Bob Batista, director of Expo Idaho, said the redevelopment process is going to be “multi-generational,” due to the size and the number of people involved. He noted that Expo Idaho operates on enterprise funding, meaning, “We don’t have any tax-dollar support, so what we make is what we can spend, and what we save is what we can fix or replace or build.”
A new stadium would cost about $50 million, according to the report. That would take some “creative financing,” Batista said. The $50 million estimate is similar to the construction cost of Reno’s Greater Nevada Field, home to the Reno Aces, a Triple-A Minor League Baseball team. After the Boise Hawks last year lost its Single-A status, a new stadium could reignite an affiliation with Major League Baseball, the report says.

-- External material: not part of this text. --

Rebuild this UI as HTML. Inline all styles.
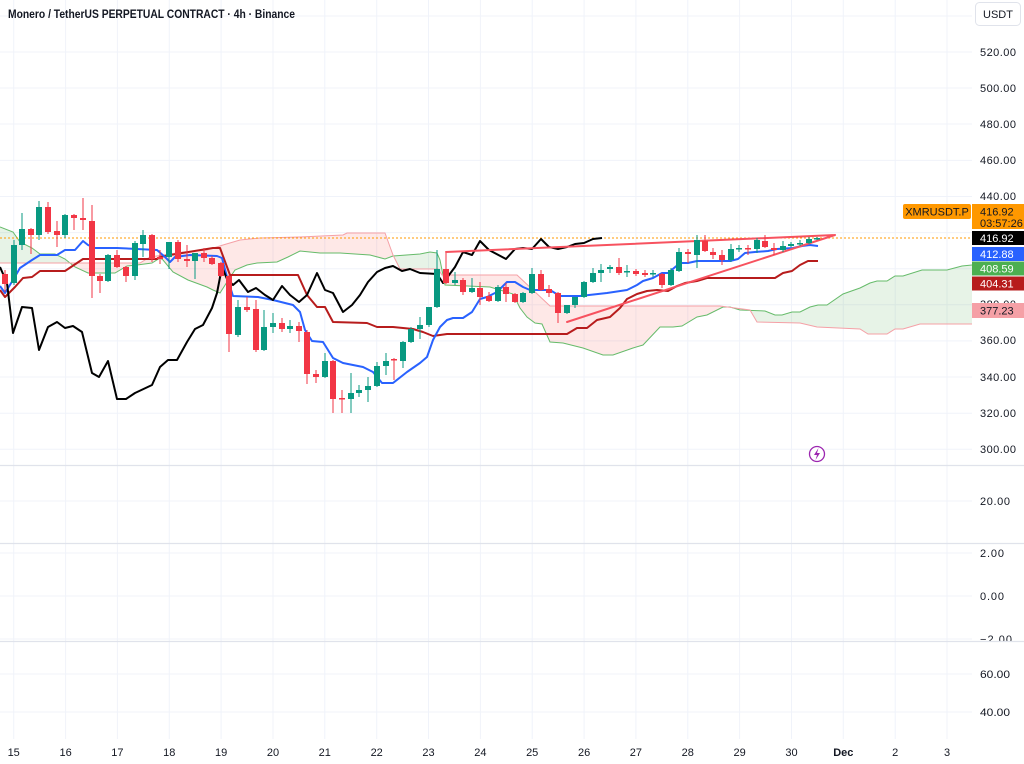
<!DOCTYPE html>
<html><head><meta charset="utf-8"><style>
html,body{margin:0;padding:0;background:#fff;}
svg{display:block;font-family:"Liberation Sans",sans-serif;}
</style></head><body>
<svg width="1024" height="764" viewBox="0 0 1024 764" xmlns="http://www.w3.org/2000/svg" xmlns:xlink="http://www.w3.org/1999/xlink">
<defs>
<clipPath id="above"><path d="M0,0 L0,263 140,263 150,257 183,252 207,250 223,245 240,240 260,238 300,237 343,235 347,233 385,233 393,255 400,269 438,269 442,275 517,275 550,306 720,306 750,310 757,322 800,323 817,327 860,329 868,334 887,334 895,329 903,329 920,324 972,324 L972,0 Z"/></clipPath>
<clipPath id="below"><path d="M0,263 140,263 150,257 183,252 207,250 223,245 240,240 260,238 300,237 343,235 347,233 385,233 393,255 400,269 438,269 442,275 517,275 550,306 720,306 750,310 757,322 800,323 817,327 860,329 868,334 887,334 895,329 903,329 920,324 972,324 L972,465 L0,465 Z"/></clipPath>
<clipPath id="plot"><rect x="0" y="0" width="972" height="465"/></clipPath>
<polygon id="cloud" points="0,227 13,232 20,242 32,248 40,254 55,254 65,259 75,267 88,273 115,273 127,266 137,265 152,263 160,258 163,260 173,272 188,280 207,287 213,290 220,293 227,282 235,270 247,265 257,263 277,262 288,257 300,251 320,253 340,253 370,255 385,259 393,256 420,254 430,252 437,253 440,260 445,285 490,287 513,294 520,308 527,317 535,323 542,324 550,342 563,343 583,348 603,355 613,355 633,348 643,345 660,327 673,327 682,326 697,317 707,315 723,307 730,307 740,310 765,311 775,315 782,315 792,312 800,312 810,307 818,305 827,305 843,294 860,288 870,283 877,281 887,281 895,276 903,276 922,270 947,270 962,266 972,265 972,324 920,324 903,329 895,329 887,334 868,334 860,329 817,327 800,323 757,322 750,310 720,306 550,306 517,275 442,275 438,269 400,269 393,255 385,233 347,233 343,235 300,237 260,238 240,240 223,245 207,250 183,252 150,257 140,263 0,263"/>
</defs>
<rect width="1024" height="764" fill="#fff"/>
<path stroke="#f0f3fa" stroke-width="1" fill="none" d="M13.7 0V739M65.6 0V739M117.4 0V739M169.3 0V739M221.1 0V739M273 0V739M324.8 0V739M376.7 0V739M428.5 0V739M480.4 0V739M532.2 0V739M584.1 0V739M635.9 0V739M687.8 0V739M739.6 0V739M791.5 0V739M843.3 0V739M895.2 0V739M947 0V739M0 16H972M0 52H972M0 88H972M0 124H972M0 160.4H972M0 196.5H972M0 232.6H972M0 268.7H972M0 304.8H972M0 340.9H972M0 377H972M0 413.2H972M0 449.3H972M0 501H972M0 553H972M0 596H972M0 639H972M0 674H972M0 712H972"/>
<g clip-path="url(#plot)">
<use xlink:href="#cloud" href="#cloud" clip-path="url(#above)" fill="rgba(67,160,71,0.13)"/>
<use xlink:href="#cloud" href="#cloud" clip-path="url(#below)" fill="rgba(244,67,54,0.12)"/>
<polyline fill="none" stroke="#66bb6a" stroke-width="1" points="0,227 13,232 20,242 32,248 40,254 55,254 65,259 75,267 88,273 115,273 127,266 137,265 152,263 160,258 163,260 173,272 188,280 207,287 213,290 220,293 227,282 235,270 247,265 257,263 277,262 288,257 300,251 320,253 340,253 370,255 385,259 393,256 420,254 430,252 437,253 440,260 445,285 490,287 513,294 520,308 527,317 535,323 542,324 550,342 563,343 583,348 603,355 613,355 633,348 643,345 660,327 673,327 682,326 697,317 707,315 723,307 730,307 740,310 765,311 775,315 782,315 792,312 800,312 810,307 818,305 827,305 843,294 860,288 870,283 877,281 887,281 895,276 903,276 922,270 947,270 962,266 972,265"/>
<polyline fill="none" stroke="#f5a0a6" stroke-width="1" points="0,263 140,263 150,257 183,252 207,250 223,245 240,240 260,238 300,237 343,235 347,233 385,233 393,255 400,269 438,269 442,275 517,275 550,306 720,306 750,310 757,322 800,323 817,327 860,329 868,334 887,334 895,329 903,329 920,324 972,324"/>
<line x1="0" y1="238" x2="972" y2="238" stroke="#ff9800" stroke-width="1" stroke-dasharray="2,2"/>
<polyline fill="none" stroke="#b71c1c" stroke-width="2" stroke-linejoin="round" points="0,290 5,297 15,287 23,278 32,277 40,271 65,271 83,259 157,259 160,257 170,255 213,248 220,248 230,275 298,275 307,295 317,307 325,307 333,322 367,323 377,327 393,327 413,329 423,332 433,336 447,334 567,334 577,328 587,328 597,320 610,317 620,308 627,299 637,294 647,291 657,290 668,291 677,286 685,283 697,281 707,278 775,278 783,273 792,271 800,265 808,261 818,261"/>
<polyline fill="none" stroke="#2962ff" stroke-width="2" stroke-linejoin="round" points="0,286 5,293 13,280 20,268 32,260 40,255 57,255 65,250 75,250 83,241 88,245 95,248 117,248 157,250 165,257 170,262 175,257 190,255 217,256 222,258 227,277 233,296 258,297 273,300 293,305 300,312 305,330 312,341 323,342 333,358 343,363 363,367 373,372 382,383 393,383 407,372 420,363 427,357 433,340 440,327 447,320 453,318 463,318 472,312 480,299 487,297 497,292 507,282 515,282 523,287 530,290 550,290 560,296 580,296 607,293 627,290 637,285 643,281 653,278 662,273 668,273 680,263 688,263 697,261 730,261 738,259 745,253 755,252 768,251 777,249 793,248 802,246 810,245 818,246"/>
<polyline fill="none" stroke="#000" stroke-width="2" stroke-linejoin="round" points="0,267 7,283 13,333 22,307 32,308 39,350 48,327 57,322 65,328 73,326 82,332 92,373 99,377 108,361 117,399 126,399 135,393 152,385 160,367 168,360 177,360 187,342 195,329 203,325 212,308 217,293 222,267 227,279 233,285 239,280 248,292 256,288 265,295 273,300 282,286 290,295 299,302 307,295 317,273 325,290 333,293 343,312 352,305 360,295 368,282 377,272 385,268 393,266 402,271 410,269 420,273 437,274 443,283 455,267 463,252 472,255 480,241 489,250 506,259 515,249 523,248 532,249 541,239 549,247 558,249 567,247 575,244 584,243 593,239 602,238"/>
<path stroke="#f7525f" stroke-width="2" stroke-linecap="round" fill="none" d="M446 252L835 235M567 322L835 235"/>
<path stroke="#089981" stroke-width="1" fill="none" d="M14 240V285M22 213V250M39 201V240M65 214V238M108 254V282M135 241V280M143 230V257M169 242V269M195 253V279M238 300V337M264 310V351M273 313V333M290 320V333M325 353V378M351 373V413M359 385V397M368 377V402M377 362V387M386 353V375M403 341V368M411 327V343M420 317V339M429 307V327M437 250V308M455 272V285M472 278V293M498 285V302M523 292V303M532 268V294M567 305V314M575 297V308M584 281V298M593 268V283M601 264V282M610 265V273M627 265V277M653 270V277M671 268V286M679 248V272M697 235V268M731 244V262M739 245V252M757 238V253M783 241V252M791 242V247M800 240V246M809 237V244M817 237V240"/>
<path fill="#089981" d="M11 245h6v38h-6zM19 229h6v16h-6zM36 207h6v28h-6zM62 215h6v20h-6zM105 255h6v26h-6zM132 243h6v33h-6zM140 235h6v9h-6zM166 242h6v15h-6zM192 253h6v8h-6zM235 307h6v28h-6zM261 327h6v23h-6zM270 323h6v4h-6zM287 326h6v3h-6zM322 361h6v16h-6zM348 393h6v6h-6zM356 390h6v3h-6zM365 386h6v4h-6zM374 366h6v20h-6zM383 361h6v5h-6zM400 342h6v19h-6zM408 329h6v13h-6zM417 325h6v4h-6zM426 307h6v18h-6zM434 269h6v38h-6zM452 280h6v3h-6zM469 288h6v4h-6zM495 287h6v14h-6zM520 293h6v9h-6zM529 274h6v19h-6zM564 305h6v8h-6zM572 297h6v8h-6zM581 282h6v15h-6zM590 273h6v9h-6zM598 270h6v3h-6zM607 267h6v2h-6zM624 271h6v1.5h-6zM650 273h6v1.5h-6zM668 270h6v15h-6zM676 252h6v19h-6zM694 240h6v15h-6zM728 249h6v11h-6zM736 248h6v1.5h-6zM754 240h6v9h-6zM780 246h6v4h-6zM788 244h6v2h-6zM797 243h6v1.5h-6zM806 239h6v4h-6zM814 238h6v1.5h-6z"/>
<path stroke="#f23645" stroke-width="1" fill="none" d="M5 270V292M31 228V254M48 202V234M57 221V247M74 214V230M83 198V230M92 205V298M100 274V293M117 250V268M126 266V282M152 234V262M160 250V264M178 240V262M187 245V267M204 248V262M212 256V265M221 262V277M229 275V352M247 297V312M256 300V352M282 318V332M299 322V342M307 330V384M316 370V383M333 360V413M342 390V413M394 358V380M446 253V284M463 278V295M480 282V305M489 292V302M506 283V302M515 293V303M541 270V291M549 285V297M558 292V323M619 258V275M636 269V276M645 270V277M662 273V288M688 249V263M705 235V252M713 248V259M722 250V265M748 245V255M765 235V248M774 243V255"/>
<path fill="#f23645" d="M2 274h6v10h-6zM28 229h6v6h-6zM45 207h6v25h-6zM54 231h6v4h-6zM71 215h6v3h-6zM80 218h6v2h-6zM89 221h6v55h-6zM97 276h6v5h-6zM114 255h6v12h-6zM123 267h6v9h-6zM149 235h6v24h-6zM157 257h6v2h-6zM175 242h6v17h-6zM184 259h6v2h-6zM201 253h6v5h-6zM209 258h6v6h-6zM218 263h6v13h-6zM226 276h6v58h-6zM244 307h6v3h-6zM253 309h6v41h-6zM279 323h6v6h-6zM296 326h6v5h-6zM304 332h6v42h-6zM313 374h6v3h-6zM330 361h6v38h-6zM339 398h6v1.5h-6zM391 359h6v1.5h-6zM443 269h6v14h-6zM460 280h6v12h-6zM477 288h6v9h-6zM486 296h6v5h-6zM503 287h6v7h-6zM512 294h6v8h-6zM538 274h6v16h-6zM546 289h6v4h-6zM555 293h6v20h-6zM616 267h6v6h-6zM633 271h6v3h-6zM642 273h6v2h-6zM659 274h6v11h-6zM685 252h6v2h-6zM702 241h6v10h-6zM710 252h6v3h-6zM719 255h6v5h-6zM745 248h6v1.5h-6zM762 241h6v6h-6zM771 248h6v2h-6z"/>
</g>
<circle cx="817" cy="454" r="7.5" fill="#fff" stroke="#9c27b0" stroke-width="1.3"/>
<path d="M818.5,448 L814,455 L817,455 L815.5,460 L820,453 L817,453 Z" fill="#9c27b0"/>
<path stroke="#e0e3eb" stroke-width="1.2" d="M0 465.5H1024M0 543.5H1024"/>
<text x="8" y="18" font-size="11.5" font-weight="bold" fill="#131722" textLength="287" lengthAdjust="spacingAndGlyphs">Monero / TetherUS PERPETUAL CONTRACT · 4h · Binance</text>
<rect x="975.5" y="2.5" width="45" height="23" rx="4" fill="#fff" stroke="#e0e3eb"/>
<text x="998" y="18" font-size="11" fill="#131722" text-anchor="middle">USDT</text>
<g font-size="11" fill="#131722" lengthAdjust="spacingAndGlyphs">
<text x="980" y="56" textLength="36">520.00</text>
<text x="980" y="92" textLength="36">500.00</text>
<text x="980" y="128" textLength="36">480.00</text>
<text x="980" y="164" textLength="36">460.00</text>
<text x="980" y="200" textLength="36">440.00</text>
<text x="980" y="308" textLength="36">380.00</text>
<text x="980" y="344" textLength="36">360.00</text>
<text x="980" y="381" textLength="36">340.00</text>
<text x="980" y="417" textLength="36">320.00</text>
<text x="980" y="453" textLength="36">300.00</text>
<text x="980" y="505" textLength="30">20.00</text>
<text x="980" y="557" textLength="24">2.00</text>
<text x="980" y="600" textLength="24">0.00</text>
<text x="980" y="643" textLength="32">−2.00</text>
</g>
<rect x="972" y="641.5" width="52" height="12" fill="#fff"/>
<path stroke="#e0e3eb" stroke-width="1.2" d="M0 641.5H1024"/>
<text x="980" y="678" font-size="11" fill="#131722" textLength="30" lengthAdjust="spacingAndGlyphs">60.00</text>
<text x="980" y="716" font-size="11" fill="#131722" textLength="30" lengthAdjust="spacingAndGlyphs">40.00</text>
<rect x="903" y="204" width="68" height="15" rx="2" fill="#ff9800"/>
<text x="937" y="215.5" font-size="11" fill="#131722" text-anchor="middle">XMRUSDT.P</text>
<rect x="972" y="204" width="52" height="25" fill="#ff9800"/>
<text x="980" y="215.5" font-size="11" fill="#131722">416.92</text>
<text x="980" y="227" font-size="11" fill="#131722">03:57:26</text>
<rect x="972" y="231" width="52" height="14" fill="#000"/>
<text x="980" y="242" font-size="11" fill="#fff">416.92</text>
<rect x="972" y="247" width="52" height="14" fill="#2962ff"/>
<text x="980" y="258" font-size="11" fill="#fff">412.88</text>
<rect x="972" y="261.5" width="52" height="14" fill="#4caf50"/>
<text x="980" y="272.5" font-size="11" fill="#fff">408.59</text>
<rect x="972" y="276.5" width="52" height="14" fill="#b71c1c"/>
<text x="980" y="287.5" font-size="11" fill="#fff">404.31</text>
<rect x="972" y="303" width="52" height="15" fill="#f5a0a6"/>
<text x="980" y="314.5" font-size="11" fill="#131722">377.23</text>
<g font-size="11" fill="#131722" text-anchor="middle">
<text x="13.7" y="756">15</text><text x="65.6" y="756">16</text><text x="117.4" y="756">17</text><text x="169.3" y="756">18</text><text x="221.1" y="756">19</text><text x="273" y="756">20</text><text x="324.8" y="756">21</text><text x="376.7" y="756">22</text><text x="428.5" y="756">23</text><text x="480.4" y="756">24</text><text x="532.2" y="756">25</text><text x="584.1" y="756">26</text><text x="635.9" y="756">27</text><text x="687.8" y="756">28</text><text x="739.6" y="756">29</text><text x="791.5" y="756">30</text><text x="843.3" y="756" font-weight="bold">Dec</text><text x="895.2" y="756">2</text><text x="947" y="756">3</text>
</g>
</svg>
</body></html>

The first step in redeveloping Expo Idaho has already been identified. In October, county commissioners voted to relocate Lady Bird Park, from Chinden Boulevard to a new location along the Boise River, BoiseDev reported. While the move was recommended by the Urban Land Institute report, those plans were already in motion prior to the June panel discussion.
“I think it’s really critical that we get the first step right,” Batista said.
Meanwhile, Batista said he’s pushing for a master plan to guide the redevelopment of Expo Idaho. Leaders today won’t be around to manage every phase of the project, he said.
“Master plans are living, breathing documents,” Batista said. “You have one, and then if things change, you can adjust it. But you can’t adjust something if you don’t have something to begin with.”